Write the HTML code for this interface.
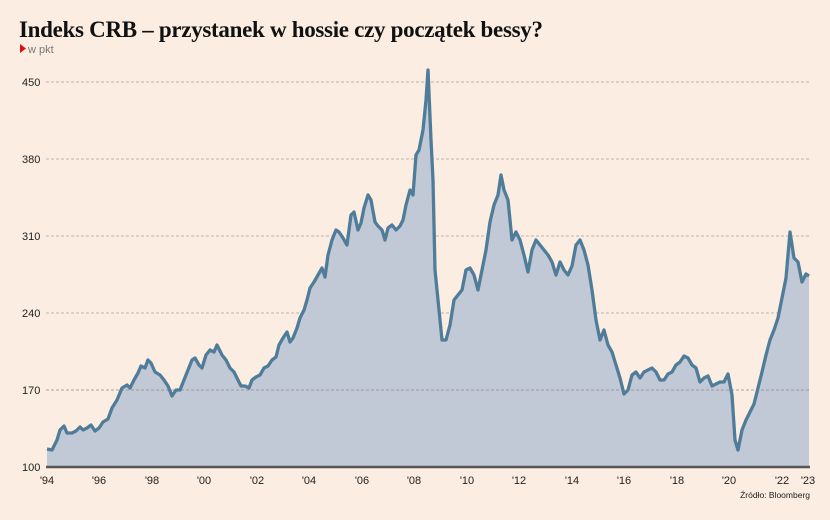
<!DOCTYPE html>
<html><head><meta charset="utf-8"><style>
html,body{margin:0;padding:0;background:#fbede1;}
svg{display:block;}
</style></head><body>
<svg width="830" height="520" xmlns="http://www.w3.org/2000/svg">
<rect width="830" height="520" fill="#fbede1"/>
<text x="19" y="37" font-family="Liberation Serif, serif" font-weight="bold" font-size="23" fill="#111" letter-spacing="-0.3">Indeks CRB – przystanek w hossie czy początek bessy?</text>
<polygon points="20,44 26,48.5 20,53" fill="#e01010"/>
<text x="28" y="53" font-family="Liberation Sans, sans-serif" font-size="11" fill="#777">w pkt</text>
<g font-family="Liberation Sans, sans-serif" font-size="11" fill="#222">
<text x="22" y="86">450</text><text x="22" y="163">380</text><text x="22" y="240">310</text>
<text x="22" y="317">240</text><text x="22" y="394">170</text><text x="22" y="471">100</text>
</g>
<g stroke="#a9a39c" stroke-width="0.8" stroke-dasharray="3,2">
<line x1="46" y1="82" x2="810" y2="82"/><line x1="46" y1="159" x2="810" y2="159"/>
<line x1="46" y1="236" x2="810" y2="236"/><line x1="46" y1="313" x2="810" y2="313"/>
</g>
<polygon fill="#c1c8d6" points="47,467 47,449 52,450 57,440 60,430 64,426 67,433 72,433 76,431 80,427 83,430 87,428 91,425 95,431 99,428 103,422 108,419 112,408 117,400 122,388 127,385 130,388 134,380 138,373 141,366 145,368 148,360 151,363 155,372 160,375 164,380 168,386 172,396 176,390 180,390 184,380 188,370 192,360 195,358 199,365 202,368 206,355 210,350 214,352 217,345 222,355 226,360 230,368 234,372 238,380 241,386 245,386 249,388 252,380 256,377 260,375 264,368 268,366 272,360 276,357 279,345 283,338 287,332 290,342 293,338 297,328 300,318 304,310 307,300 310,288 314,282 318,275 322,268 325,277 328,255 332,240 336,230 339,232 343,238 347,245 351,215 354,212 358,230 361,223 364,208 368,195 371,200 375,222 378,226 382,230 385,240 388,228 392,225 396,230 400,226 403,220 406,205 410,190 413,195 416,155 419,150 423,130 426,100 428,70 431,140 433,180 435,270 438,300 442,340 446,340 450,325 454,300 458,295 462,290 466,270 470,268 474,275 478,290 482,270 486,250 490,222 494,205 498,195 501,175 504,190 508,200 512,240 516,232 520,240 524,255 528,272 532,250 536,240 540,245 544,250 548,255 552,262 556,275 560,262 564,270 568,275 572,266 576,245 580,240 584,250 588,265 592,290 596,320 600,340 604,330 608,345 612,352 616,365 620,378 624,394 628,390 632,375 636,372 640,378 644,372 648,370 652,368 656,372 660,380 664,380 668,374 672,372 676,365 680,362 684,356 688,358 692,365 696,368 700,382 704,378 708,376 712,386 716,384 720,382 724,382 728,374 732,395 735,440 738,450 742,430 746,420 750,412 754,404 758,388 762,372 766,355 770,340 774,330 778,318 782,298 786,278 790,232 794,258 798,262 802,282 806,274 809,276 809,467"/>
<line x1="46" y1="390" x2="810" y2="390" stroke="#8f8a85" stroke-width="0.8" stroke-dasharray="3,2"/>
<polyline fill="none" stroke="#4f7d99" stroke-width="3.3" stroke-linejoin="round" points="47,449 52,450 57,440 60,430 64,426 67,433 72,433 76,431 80,427 83,430 87,428 91,425 95,431 99,428 103,422 108,419 112,408 117,400 122,388 127,385 130,388 134,380 138,373 141,366 145,368 148,360 151,363 155,372 160,375 164,380 168,386 172,396 176,390 180,390 184,380 188,370 192,360 195,358 199,365 202,368 206,355 210,350 214,352 217,345 222,355 226,360 230,368 234,372 238,380 241,386 245,386 249,388 252,380 256,377 260,375 264,368 268,366 272,360 276,357 279,345 283,338 287,332 290,342 293,338 297,328 300,318 304,310 307,300 310,288 314,282 318,275 322,268 325,277 328,255 332,240 336,230 339,232 343,238 347,245 351,215 354,212 358,230 361,223 364,208 368,195 371,200 375,222 378,226 382,230 385,240 388,228 392,225 396,230 400,226 403,220 406,205 410,190 413,195 416,155 419,150 423,130 426,100 428,70 431,140 433,180 435,270 438,300 442,340 446,340 450,325 454,300 458,295 462,290 466,270 470,268 474,275 478,290 482,270 486,250 490,222 494,205 498,195 501,175 504,190 508,200 512,240 516,232 520,240 524,255 528,272 532,250 536,240 540,245 544,250 548,255 552,262 556,275 560,262 564,270 568,275 572,266 576,245 580,240 584,250 588,265 592,290 596,320 600,340 604,330 608,345 612,352 616,365 620,378 624,394 628,390 632,375 636,372 640,378 644,372 648,370 652,368 656,372 660,380 664,380 668,374 672,372 676,365 680,362 684,356 688,358 692,365 696,368 700,382 704,378 708,376 712,386 716,384 720,382 724,382 728,374 732,395 735,440 738,450 742,430 746,420 750,412 754,404 758,388 762,372 766,355 770,340 774,330 778,318 782,298 786,278 790,232 794,258 798,262 802,282 806,274 809,276"/>
<line x1="46" y1="467" x2="810" y2="467" stroke="#555" stroke-width="2.5"/>
<g font-family="Liberation Sans, sans-serif" font-size="11" fill="#222" text-anchor="middle">
<text x="47" y="484">'94</text><text x="99" y="484">'96</text><text x="152" y="484">'98</text>
<text x="204" y="484">'00</text><text x="257" y="484">'02</text><text x="309" y="484">'04</text>
<text x="362" y="484">'06</text><text x="414" y="484">'08</text><text x="467" y="484">'10</text>
<text x="519" y="484">'12</text><text x="572" y="484">'14</text><text x="624" y="484">'16</text>
<text x="677" y="484">'18</text><text x="729" y="484">'20</text><text x="782" y="484">'22</text>
<text x="808" y="484">'23</text>
</g>
<text x="810" y="498" font-family="Liberation Sans, sans-serif" font-size="8.5" fill="#222" text-anchor="end">Źródło: Bloomberg</text>
</svg>
</body></html>
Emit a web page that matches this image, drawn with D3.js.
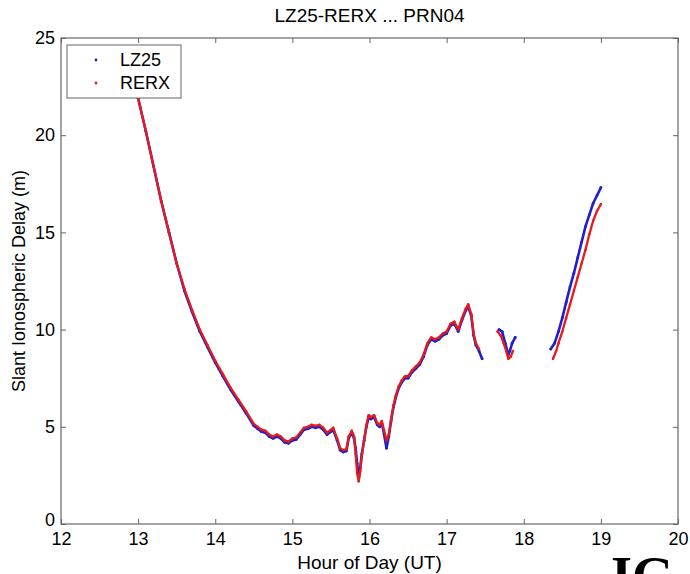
<!DOCTYPE html>
<html>
<head>
<meta charset="utf-8">
<script src="https://cdn.jsdelivr.net/npm/d3@7"></script>
<style>
  html, body { margin: 0; padding: 0; background: #fff; }
  svg { display: block; font-family: "Liberation Sans", Arial, sans-serif; }
</style>
</head>
<body>
<svg id="chart" width="690" height="574"></svg>
<script>
// Slant ionospheric delay along PRN04, seen from the two receivers.
// A null entry in a delay array marks a gap in tracking.
const lz25Hours = [
  13.0, 13.1, 13.2, 13.3, 13.4, 13.5, 13.6, 13.7, 13.8, 13.9,
  14.0, 14.1, 14.2, 14.3, 14.4, 14.5, 14.55, 14.6, 14.65, 14.7,
  14.75, 14.8, 14.85, 14.9, 14.95, 15.0, 15.05, 15.1, 15.15, 15.2,
  15.25, 15.3, 15.35, 15.4, 15.45, 15.5, 15.53, 15.58, 15.62, 15.66,
  15.7, 15.73, 15.77, 15.8, 15.82, 15.84, 15.86, 15.88, 15.9, 15.93,
  15.96, 15.99, 16.02, 16.06, 16.1, 16.13, 16.16, 16.19, 16.22, 16.25,
  16.28, 16.31, 16.34, 16.38, 16.42, 16.46, 16.5, 16.55, 16.6, 16.65,
  16.7, 16.75, 16.8, 16.85, 16.9, 16.95, 17.0, 17.05, 17.1, 17.15,
  17.2, 17.25, 17.28, 17.32, 17.35, 17.38, 17.42, 17.46,
  17.56,
  17.68, 17.72, 17.76, 17.8, 17.82, 17.85, 17.89,
  18.1,
  18.35, 18.4, 18.45, 18.5, 18.55, 18.6, 18.65, 18.7, 18.75, 18.8,
  18.85, 18.9, 18.95, 19.0
];
const lz25Delay = [
  21.9, 20.2, 18.4, 16.6, 15.0, 13.4, 12.0, 10.9, 9.9, 9.1,
  8.3, 7.6, 6.9, 6.3, 5.7, 5.05, 4.9, 4.75, 4.7, 4.5,
  4.4, 4.5, 4.4, 4.2, 4.15, 4.3, 4.35, 4.6, 4.85, 4.9,
  5.0, 4.95, 5.0, 4.85, 4.6, 4.75, 4.85, 4.3, 3.8, 3.7,
  3.75, 4.4, 4.7, 4.4, 3.9, 3.1, 2.4, 2.9, 3.6, 4.3,
  5.0, 5.5, 5.4, 5.5, 5.1, 5.0, 5.2, 4.6, 3.9, 4.5,
  5.3, 6.0, 6.5, 7.0, 7.3, 7.5, 7.5, 7.8, 8.0, 8.2,
  8.6, 9.2, 9.5, 9.4, 9.5, 9.7, 9.8, 10.2, 10.3, 9.9,
  10.5, 11.0, 11.2, 10.7, 9.7, 9.2, 8.9, 8.5,
  null,
  10.0, 9.9, 9.3, 8.7, 8.9, 9.3, 9.6,
  null,
  9.0, 9.3, 9.9, 10.6, 11.4, 12.2, 12.9, 13.7, 14.5, 15.3,
  15.9, 16.5, 16.9, 17.3
];

const rerxHours = [
  13.0, 13.1, 13.2, 13.3, 13.4, 13.5, 13.6, 13.7, 13.8, 13.9,
  14.0, 14.1, 14.2, 14.3, 14.4, 14.5, 14.55, 14.6, 14.65, 14.7,
  14.75, 14.8, 14.85, 14.9, 14.95, 15.0, 15.05, 15.1, 15.15, 15.2,
  15.25, 15.3, 15.35, 15.4, 15.45, 15.5, 15.53, 15.58, 15.62, 15.66,
  15.7, 15.73, 15.77, 15.8, 15.82, 15.84, 15.86, 15.88, 15.9, 15.93,
  15.96, 15.99, 16.02, 16.06, 16.1, 16.13, 16.16, 16.19, 16.22, 16.25,
  16.28, 16.31, 16.34, 16.38, 16.42, 16.46, 16.5, 16.55, 16.6, 16.65,
  16.7, 16.75, 16.8, 16.85, 16.9, 16.95, 17.0, 17.05, 17.1, 17.15,
  17.2, 17.25, 17.28, 17.32, 17.35, 17.38, 17.42,
  17.55,
  17.66, 17.7, 17.74, 17.78, 17.8, 17.83, 17.86,
  18.1,
  18.38, 18.42, 18.45, 18.5, 18.55, 18.6, 18.65, 18.7, 18.75, 18.8,
  18.85, 18.9, 18.95, 19.0
];
const rerxDelay = [
  21.9, 20.2, 18.4, 16.6, 15.0, 13.4, 12.1, 11.0, 10.0, 9.2,
  8.4, 7.7, 7.0, 6.4, 5.8, 5.15, 5.0, 4.85, 4.8, 4.6,
  4.5, 4.6, 4.5, 4.3, 4.25, 4.4, 4.45, 4.7, 4.95, 5.0,
  5.1, 5.05, 5.1, 4.95, 4.7, 4.85, 4.95, 4.4, 3.9, 3.8,
  3.85, 4.5, 4.8, 4.5, 3.6, 2.6, 2.2, 2.7, 3.5, 4.3,
  5.1, 5.6, 5.5, 5.6, 5.2, 5.1, 5.3, 4.8, 4.3, 4.6,
  5.4, 6.1, 6.6, 7.1, 7.4, 7.6, 7.6, 7.9, 8.1, 8.3,
  8.7, 9.3, 9.6, 9.5, 9.6, 9.8, 9.9, 10.3, 10.4, 10.0,
  10.6, 11.1, 11.3, 10.8, 9.8, 9.3, 9.0,
  null,
  9.9, 9.7, 9.3, 8.8, 8.5, 8.6, 8.9,
  null,
  8.5, 8.9, 9.3, 9.9, 10.6, 11.3, 12.0, 12.7, 13.4, 14.1,
  14.9, 15.6, 16.1, 16.45
];

const seriesNames = ["LZ25", "RERX"];
const seriesColors = ["#1f1fd0", "#e51c1c"];
const xTicks = [12, 13, 14, 15, 16, 17, 18, 19, 20];
const yTicks = [0, 5, 10, 15, 20, 25];
const titleText = "LZ25-RERX ... PRN04";
const xLabel = "Hour of Day (UT)";
const yLabel = "Slant Ionospheric Delay (m)";

const svg = d3.select("#chart");
const margin = { left: 61, right: 12, top: 38, bottom: 50 };
const W = 690, H = 574;
const x = d3.scaleLinear().domain([12, 20]).range([margin.left, W - margin.right]);
const y = d3.scaleLinear().domain([0, 25]).range([H - margin.bottom, margin.top]);

svg.append("defs").append("clipPath").attr("id", "plotClip")
  .append("rect")
  .attr("x", x(12)).attr("y", y(25))
  .attr("width", x(20) - x(12)).attr("height", y(0) - y(25));

const seriesData = [
  lz25Hours.map((h, i) => ({ h, v: lz25Delay[i] })),
  rerxHours.map((h, i) => ({ h, v: rerxDelay[i] }))
];

const line = d3.line()
  .defined(d => d.v != null)
  .x(d => x(d.h))
  .y(d => y(d.v));

const plot = svg.append("g").attr("clip-path", "url(#plotClip)");
seriesData.forEach((data, k) => {
  plot.append("path")
    .datum(data)
    .attr("fill", "none")
    .attr("stroke", seriesColors[k])
    .attr("stroke-width", k === 0 ? 2.6 : 2.3)
    .attr("stroke-linejoin", "round")
    .attr("stroke-linecap", "round")
    .attr("d", line);
  plot.selectAll(null)
    .data(data.filter(d => d.v != null))
    .enter().append("circle")
    .attr("cx", d => x(d.h))
    .attr("cy", d => y(d.v))
    .attr("r", k === 0 ? 1.4 : 1.25)
    .attr("fill", seriesColors[k]);
});

// Axes: ticks point inward on all four sides of the frame
const axisColor = "#666";
const tickLen = 5;
function styleAxis(g) {
  g.select(".domain").remove();
  g.selectAll(".tick line").attr("stroke", axisColor);
  g.selectAll(".tick text").attr("fill", "#000").attr("font-size", 18);
}
svg.append("g")
  .attr("transform", `translate(0,${y(0)})`)
  .call(d3.axisBottom(x).tickValues(xTicks).tickSize(-tickLen).tickPadding(8).tickFormat(d3.format("d")))
  .call(styleAxis);
svg.append("g")
  .attr("transform", `translate(0,${y(25)})`)
  .call(d3.axisTop(x).tickValues(xTicks).tickSize(-tickLen).tickFormat(""))
  .call(styleAxis);
svg.append("g")
  .attr("transform", `translate(${x(12)},0)`)
  .call(d3.axisLeft(y).tickValues(yTicks).tickSize(-tickLen).tickPadding(6).tickFormat(d3.format("d")))
  .call(styleAxis)
  // the bottom label sits a little higher so it clears the hour labels
  .call(g => g.selectAll(".tick").filter(d => d === 0).select("text").attr("dy", "0.1em"));
svg.append("g")
  .attr("transform", `translate(${x(20)},0)`)
  .call(d3.axisRight(y).tickValues(yTicks).tickSize(-tickLen).tickFormat(""))
  .call(styleAxis);

svg.append("rect")
  .attr("x", x(12)).attr("y", y(25))
  .attr("width", x(20) - x(12)).attr("height", y(0) - y(25))
  .attr("fill", "none").attr("stroke", axisColor).attr("stroke-width", 1.2);

// Titles
svg.append("text")
  .attr("x", (x(12) + x(20)) / 2).attr("y", 22)
  .attr("text-anchor", "middle").attr("font-size", 19)
  .text(titleText);
svg.append("text")
  .attr("x", (x(12) + x(20)) / 2).attr("y", 569)
  .attr("text-anchor", "middle").attr("font-size", 19)
  .text(xLabel);
svg.append("text")
  .attr("transform", `translate(25,${(y(0) + y(25)) / 2}) rotate(-90)`)
  .attr("text-anchor", "middle").attr("font-size", 18)
  .text(yLabel);

// Legend
const legend = svg.append("g").attr("transform", "translate(67,45)");
legend.append("rect")
  .attr("width", 114).attr("height", 53)
  .attr("fill", "#fff").attr("stroke", axisColor).attr("stroke-width", 1);
seriesNames.forEach((name, i) => {
  legend.append("circle")
    .attr("cx", 29).attr("cy", 15 + i * 23).attr("r", 1.4)
    .attr("fill", seriesColors[i]);
  legend.append("text")
    .attr("x", 53).attr("y", 21 + i * 23)
    .attr("font-size", 18)
    .text(name);
});

// Fragment of the next caption, clipped by the page edge
svg.append("text")
  .attr("x", 611).attr("y", 594)
  .attr("font-family", "Liberation Serif, serif")
  .attr("font-weight", "bold")
  .attr("font-size", 54)
  .text("IG");
</script>
</body>
</html>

********

What is asked -
Gather all lines where the word "page" appears.

Problem solution -
Emit a web page that matches this image, drawn with D3.js.
// Fragment of the next caption, clipped by the page edge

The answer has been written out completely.